As per the current telecom policy, there is a foreign direct investment (FDI) cap of 74% in a telecom entity. Apparently, with Essar’s stake sale of around 22% to Vodafone, the FDI in the firm has crossed that limit.

Telecom department still reluctant to okay Essar-Vodafone deal

Essar’s stake sale to Vodafone is unlikely to get the Department of Telecom’s (DoT) nod anytime soon, with the government still having some inhibition on the foreign equity holding after the transaction between the two partners.

As per the current telecom policy, there is a foreign direct investment (FDI) cap of 74% in a telecom entity. Apparently, with Essar’s stake sale of around 22% to Vodafone, the FDI in the firm has crossed that limit.

A top DoT official said the Foreign Investment Promotion Board (FIPB) had sent the Essar-Vodafone stake sale proposal to the department with its comments but refused to give the final approval for the deal.

“It is still not very clear what would be the FDI after the Essar’s stake sale. Vodafone group is massive with 20-25 companies under it with cross-holdings. Since DoT is the custodian of spectrum, it would take the final decision on it (on stake sale) and it is not yet confident about giving the nod,” he said.

The official said the proposal is currently being studied by R K Pathak, deputy director general (DDG-IP), DoT, who will give his view on whether it meets the government’s FDI rule. 

“It wouldn’t be resolved soon,” he said.

The probe into the breach of FDI cap was initiated after a Member of Parliament raised the issue in May this year leading the Prime Minister to order a probe into it.

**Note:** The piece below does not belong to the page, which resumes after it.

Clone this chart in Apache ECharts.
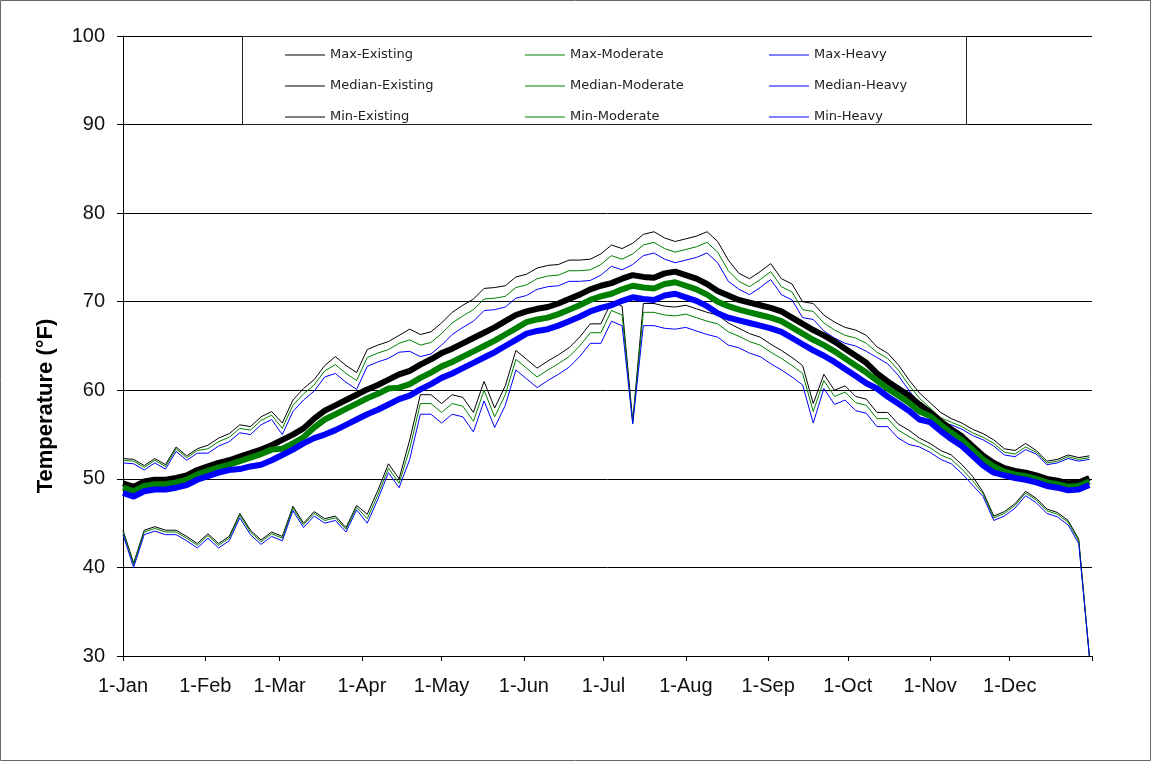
<!DOCTYPE html>
<html>
<head>
<meta charset="utf-8">
<title>Temperature</title>
<script src="https://cdn.jsdelivr.net/npm/echarts@6/dist/echarts.min.js"></script>
<style>
    html, body { margin: 0; padding: 0; background: #fff; }
    #chart { width: 1151px; height: 761px; }
</style>
</head>
<body>
<div id="chart"></div>
<script>
// day of year (0 = 1-Jan), sampled every 4 days
var days = [
    0, 4, 8, 12, 16, 20, 24, 28, 32, 36,
    40, 44, 48, 52, 56, 60, 64, 68, 72, 76,
    80, 84, 88, 92, 96, 100, 104, 108, 112, 116,
    120, 124, 128, 132, 136, 140, 144, 148, 152, 156,
    160, 164, 168, 172, 176, 180, 184, 188, 192, 196,
    200, 204, 208, 212, 216, 220, 224, 228, 232, 236,
    240, 244, 248, 252, 256, 260, 264, 268, 272, 276,
    280, 284, 288, 292, 296, 300, 304, 308, 312, 316,
    320, 324, 328, 332, 336, 340, 344, 348, 352, 356,
    360, 364
];

var monthDays = [0, 31, 59, 90, 120, 151, 181, 212, 243, 273, 304, 334, 365];
var monthLabels = ['1-Jan', '1-Feb', '1-Mar', '1-Apr', '1-May', '1-Jun',
    '1-Jul', '1-Aug', '1-Sep', '1-Oct', '1-Nov', '1-Dec'];

var maxExisting = [
    52.3, 52.2, 51.5, 52.3, 51.6, 53.6, 52.6, 53.4, 53.8, 54.6,
    55.1, 56.1, 55.9, 57.0, 57.6, 56.3, 58.9, 60.2, 61.2, 62.8,
    63.8, 62.8, 62.0, 64.6, 65.1, 65.5, 66.2, 66.9, 66.3, 66.6,
    67.6, 68.8, 69.6, 70.3, 71.5, 71.6, 71.8, 72.8, 73.1, 73.8,
    74.1, 74.2, 74.7, 74.7, 74.8, 75.4, 76.4, 76.0, 76.6, 77.6,
    77.9, 77.2, 76.8, 77.1, 77.4, 77.9, 76.8, 74.7, 73.2, 72.6,
    73.4, 74.3, 72.6, 72.0, 70.0, 69.8, 68.5, 67.7, 67.1, 66.8,
    66.2, 64.9, 64.2, 62.9, 61.2, 59.7, 58.6, 57.5, 56.8, 56.3,
    55.6, 55.1, 54.4, 53.4, 53.2, 54.0, 53.2, 52.0, 52.2, 52.7,
    52.4, 52.6
];
var maxModerate = [
    52.1, 52.0, 51.3, 52.1, 51.4, 53.4, 52.4, 53.2, 53.4, 54.2,
    54.7, 55.7, 55.5, 56.6, 57.2, 55.7, 58.3, 59.6, 60.6, 62.2,
    62.9, 61.9, 61.1, 63.7, 64.2, 64.6, 65.3, 65.7, 65.1, 65.4,
    66.4, 67.6, 68.4, 69.1, 70.3, 70.4, 70.6, 71.6, 71.9, 72.6,
    72.9, 73.0, 73.5, 73.5, 73.6, 74.2, 75.2, 74.8, 75.4, 76.4,
    76.7, 76.0, 75.6, 75.9, 76.2, 76.7, 75.6, 73.5, 72.3, 71.7,
    72.5, 73.4, 71.7, 71.1, 69.1, 68.9, 67.6, 66.8, 66.2, 65.9,
    65.3, 64.3, 63.6, 62.3, 60.6, 59.1, 58.0, 56.9, 56.4, 55.9,
    55.2, 54.7, 54.0, 53.0, 52.8, 53.6, 53.0, 51.8, 52.0, 52.5,
    52.2, 52.4
];
var maxHeavy = [
    51.8, 51.7, 51.0, 51.8, 51.1, 53.1, 52.1, 52.9, 52.9, 53.7,
    54.2, 55.2, 55.0, 56.1, 56.7, 55.0, 57.6, 58.9, 59.9, 61.5,
    61.9, 60.9, 60.1, 62.7, 63.2, 63.6, 64.3, 64.4, 63.8, 64.1,
    65.1, 66.3, 67.1, 67.8, 69.0, 69.1, 69.4, 70.4, 70.7, 71.4,
    71.7, 71.8, 72.3, 72.3, 72.4, 73.0, 74.0, 73.6, 74.2, 75.2,
    75.5, 74.8, 74.4, 74.7, 75.0, 75.5, 74.4, 72.3, 71.4, 70.8,
    71.6, 72.5, 70.8, 70.2, 68.2, 68.0, 66.7, 65.9, 65.3, 65.0,
    64.4, 63.7, 63.0, 61.7, 60.0, 58.5, 57.4, 56.3, 56.1, 55.6,
    54.9, 54.4, 53.7, 52.7, 52.5, 53.3, 52.8, 51.6, 51.8, 52.3,
    52.0, 52.2
];

var medianExisting = [
    49.5, 49.1, 49.7, 49.9, 49.9, 50.1, 50.4, 51.0, 51.4, 51.8,
    52.1, 52.5, 52.9, 53.3, 53.8, 54.4, 55.0, 55.7, 56.8, 57.7,
    58.3, 58.9, 59.5, 60.1, 60.6, 61.2, 61.8, 62.2, 62.9, 63.5,
    64.2, 64.7, 65.3, 65.9, 66.5, 67.1, 67.8, 68.5, 68.9, 69.2,
    69.4, 69.8, 70.3, 70.8, 71.4, 71.8, 72.1, 72.6, 73.0, 72.8,
    72.7, 73.2, 73.4, 73.0, 72.6, 72.0, 71.2, 70.7, 70.2, 69.9,
    69.6, 69.3, 68.9, 68.2, 67.5, 66.8, 66.2, 65.5, 64.7, 63.9,
    63.1, 61.9, 61.0, 60.2, 59.4, 58.4, 57.5, 56.5, 55.6, 54.8,
    53.7, 52.6, 51.8, 51.2, 50.9, 50.7, 50.4, 50.0, 49.8, 49.5,
    49.6, 50.1
];
var medianModerate = [
    49.0, 48.6, 49.2, 49.4, 49.4, 49.6, 49.9, 50.5, 50.9, 51.3,
    51.6, 52.0, 52.4, 52.8, 53.3, 53.4, 54.0, 54.7, 55.8, 56.7,
    57.3, 57.9, 58.5, 59.1, 59.6, 60.2, 60.3, 60.7, 61.4, 62.0,
    62.7, 63.2, 63.8, 64.4, 65.0, 65.6, 66.3, 67.0, 67.7, 68.0,
    68.2, 68.6, 69.1, 69.6, 70.2, 70.6, 70.9, 71.4, 71.8, 71.6,
    71.5, 72.0, 72.2, 71.8, 71.4, 70.8, 70.0, 69.5, 69.1, 68.8,
    68.5, 68.2, 67.8, 67.1, 66.4, 65.7, 65.1, 64.4, 63.6, 62.8,
    62.0, 61.1, 60.2, 59.4, 58.6, 57.6, 57.1, 56.1, 55.2, 54.4,
    53.3, 52.2, 51.4, 50.8, 50.5, 50.3, 50.0, 49.6, 49.4, 49.1,
    49.2, 49.7
];
var medianHeavy = [
    48.4, 48.0, 48.6, 48.8, 48.8, 49.0, 49.3, 49.9, 50.3, 50.7,
    51.0, 51.1, 51.4, 51.6, 52.1, 52.7, 53.3, 54.0, 54.6, 55.0,
    55.5, 56.1, 56.7, 57.3, 57.8, 58.4, 59.0, 59.4, 60.1, 60.7,
    61.4, 61.9, 62.5, 63.1, 63.7, 64.3, 65.0, 65.7, 66.4, 66.7,
    66.9, 67.3, 67.8, 68.3, 68.9, 69.3, 69.6, 70.1, 70.5, 70.3,
    70.2, 70.7, 70.9, 70.5, 70.1, 69.5, 68.7, 68.2, 67.9, 67.6,
    67.3, 67.0, 66.6, 65.9, 65.2, 64.5, 63.9, 63.2, 62.4, 61.6,
    60.8, 60.2, 59.3, 58.5, 57.7, 56.7, 56.4, 55.4, 54.5, 53.7,
    52.6, 51.5, 50.7, 50.4, 50.1, 49.9, 49.6, 49.2, 49.0, 48.7,
    48.8, 49.3
];

var minExisting = [
    44.2, 40.5, 44.2, 44.6, 44.2, 44.2, 43.5, 42.7, 43.8, 42.7,
    43.5, 46.1, 44.2, 43.1, 44.0, 43.5, 46.9, 45.0, 46.3, 45.5,
    45.8, 44.5, 47.0, 46.0, 48.7, 51.7, 50.0, 54.4, 59.5, 59.5,
    58.5, 59.5, 59.2, 57.5, 61.0, 58.0, 60.5, 64.5, 63.5, 62.5,
    63.3, 64.0, 64.8, 66.0, 67.5, 67.5, 70.0, 69.5, 56.5, 69.8,
    69.8, 69.5, 69.4, 69.6, 69.2, 68.8, 68.5, 67.6, 67.0, 66.4,
    66.0, 65.2, 64.5, 63.7, 62.8, 58.5, 61.8, 60.0, 60.5, 59.3,
    59.0, 57.5, 57.5, 56.2, 55.5, 54.6, 54.0, 53.2, 52.7, 51.6,
    50.3, 48.5, 45.8, 46.3, 47.2, 48.6, 47.8, 46.6, 46.2, 45.3,
    43.2, 30.0
];
var minModerate = [
    44.0, 40.3, 44.0, 44.4, 44.0, 44.0, 43.3, 42.5, 43.6, 42.5,
    43.3, 45.9, 44.0, 42.9, 43.8, 43.3, 46.7, 44.8, 46.1, 45.3,
    45.6, 44.3, 46.8, 45.5, 48.2, 51.2, 49.5, 53.4, 58.5, 58.5,
    57.5, 58.5, 58.2, 56.5, 60.0, 57.0, 59.5, 63.5, 62.5, 61.5,
    62.3, 63.0, 63.8, 65.0, 66.5, 66.5, 69.0, 68.5, 56.3, 68.8,
    68.8, 68.5, 68.4, 68.6, 68.2, 67.8, 67.5, 66.6, 66.1, 65.5,
    65.1, 64.3, 63.6, 62.8, 61.9, 57.6, 61.1, 59.3, 59.8, 58.6,
    58.3, 56.8, 56.8, 55.5, 54.8, 54.1, 53.5, 52.7, 52.2, 51.1,
    49.8, 48.3, 45.6, 46.1, 47.0, 48.4, 47.6, 46.4, 46.0, 45.1,
    43.0, 30.0
];
var minHeavy = [
    43.7, 40.0, 43.7, 44.1, 43.7, 43.7, 43.0, 42.2, 43.3, 42.2,
    43.0, 45.6, 43.7, 42.6, 43.5, 43.0, 46.4, 44.5, 45.8, 45.0,
    45.3, 44.0, 46.5, 45.0, 47.7, 50.7, 49.0, 52.2, 57.3, 57.3,
    56.3, 57.3, 57.0, 55.3, 58.8, 55.8, 58.3, 62.3, 61.3, 60.3,
    61.1, 61.8, 62.6, 63.8, 65.3, 65.3, 67.8, 67.3, 56.2, 67.3,
    67.3, 67.0, 66.9, 67.1, 66.7, 66.3, 66.0, 65.1, 64.8, 64.2,
    63.8, 63.0, 62.3, 61.5, 60.6, 56.3, 60.2, 58.4, 58.9, 57.7,
    57.4, 55.9, 55.9, 54.6, 53.9, 53.6, 53.0, 52.2, 51.7, 50.6,
    49.3, 48.0, 45.3, 45.8, 46.7, 48.1, 47.3, 46.1, 45.7, 44.8,
    42.7, 30.0
];

var tempChart = {
    $chart: null,

    init: function() {
        this.$chart = echarts.init(document.getElementById('chart'), null, {renderer: 'canvas'});
        this.render();
    },

    pairs: function(vals) {
        var out = [];
        for (var i = 0; i < days.length; i++) {
            out.push([days[i], vals[i]]);
        }
        return out;
    },

    line: function(name, vals, color, width) {
        return {
            name: name,
            type: 'line',
            data: this.pairs(vals),
            color: color,
            symbol: 'none',
            showSymbol: false,
            animation: false,
            clip: true,
            lineStyle: {color: color, width: width}
        };
    },

    legend: function(left, names) {
        return {
            orient: 'vertical',
            left: left,
            top: 42,
            data: names,
            icon: 'rect',
            itemWidth: 40,
            itemHeight: 1,
            itemGap: 15,
            selectedMode: false,
            textStyle: {fontFamily: 'DejaVu Sans', fontSize: 13, lineHeight: 16, color: '#222'}
        };
    },

    render: function() {
        var black = '#000000', green = '#008000', blue = '#0000ff';
        var option = {
            backgroundColor: '#ffffff',
            animation: false,
            grid: {left: 123, right: 59, top: 36, bottom: 105},
            legend: [
                this.legend(280, ['Max-Existing', 'Median-Existing', 'Min-Existing']),
                this.legend(520, ['Max-Moderate', 'Median-Moderate', 'Min-Moderate']),
                this.legend(764, ['Max-Heavy', 'Median-Heavy', 'Min-Heavy'])
            ],
            graphic: [
                {type: 'rect', z: 0, silent: true,
                    shape: {x: 0.5, y: 0.5, width: 1150, height: 760},
                    style: {fill: 'none', stroke: '#666', lineWidth: 1}},
                {type: 'rect', z: 1, silent: true,
                    shape: {x: 242.5, y: 36.5, width: 724, height: 88},
                    style: {fill: '#fff', stroke: '#222', lineWidth: 1}},
                {type: 'text', z: 5, silent: true, x: 46, y: 406, rotation: Math.PI / 2,
                    style: {text: 'Temperature (°F)', font: 'bold 22px "Liberation Sans", Arial, sans-serif',
                        fill: '#000', align: 'center', verticalAlign: 'middle',
                        textAlign: 'center', textVerticalAlign: 'middle'}}
            ],
            xAxis: {
                type: 'value',
                min: 0,
                max: 365,
                axisLine: {show: true, onZero: false, lineStyle: {color: '#000', width: 1}},
                axisTick: {show: true, length: 5, customValues: monthDays, lineStyle: {color: '#000'}},
                axisLabel: {
                    customValues: monthDays.slice(0, 12),
                    margin: 20,
                    fontFamily: 'Liberation Sans',
                    fontSize: 20,
                    color: '#111',
                    formatter: function(v) {
                        var i = monthDays.indexOf(Math.round(v));
                        return i >= 0 ? monthLabels[i] : '';
                    }
                },
                splitLine: {show: false}
            },
            yAxis: {
                type: 'value',
                min: 30,
                max: 100,
                interval: 10,
                axisLine: {show: true, lineStyle: {color: '#000', width: 1}},
                axisTick: {show: true, length: 6, lineStyle: {color: '#000'}},
                axisLabel: {margin: 18, fontFamily: 'Liberation Sans', fontSize: 20, color: '#111'},
                splitLine: {show: true, lineStyle: {color: '#000', width: 1}}
            },
            series: [
                this.line('Max-Existing', maxExisting, black, 1),
                this.line('Max-Moderate', maxModerate, green, 1),
                this.line('Max-Heavy', maxHeavy, blue, 1),
                this.line('Min-Existing', minExisting, black, 1),
                this.line('Min-Moderate', minModerate, green, 1),
                this.line('Min-Heavy', minHeavy, blue, 1),
                this.line('Median-Existing', medianExisting, black, 6),
                this.line('Median-Moderate', medianModerate, green, 6),
                this.line('Median-Heavy', medianHeavy, blue, 6)
            ]
        };
        this.$chart.setOption(option);
    }
};
tempChart.init();
</script>
</body>
</html>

Initially, Essar had agreed to sell 33% stake to Vodafone for $5.46 billion. However, this would have violated the FDI norm as Vodafone’s stake would have jumped to over 74%. In a bid to save the situation, Piramal Healthcare entered into the picture and signed a pact with Vodafone Group to pick up a 5.5% stake in Vodafone-Essar for around Rs2,900 crore from Essar Group company ETHL Communications Holdings.

Some months before the Essar-Vodafone deal, its former chief executive Asim Ghosh made an exit by selling his 2.38% stake in the company to Max India founder Analjit Singh for an undisclosed sum. This pushed up Singh’s stake in the company to 6.24%.
Currently, the shares of Essar-Vodafone are split between the UK firm, Essar, Analjit and IDFC and if Essar’s stake sale to Vodafone goes through then the company would be left with three shareholders —- Vodafone, IDFC and Analjit Singh.

The company plans to soon come out with an initial public offer (IPO), which could see IDFC and Singh exiting, resulting in Vodafone becoming the majority private shareholder with the remaining shares with retail and institutional investors.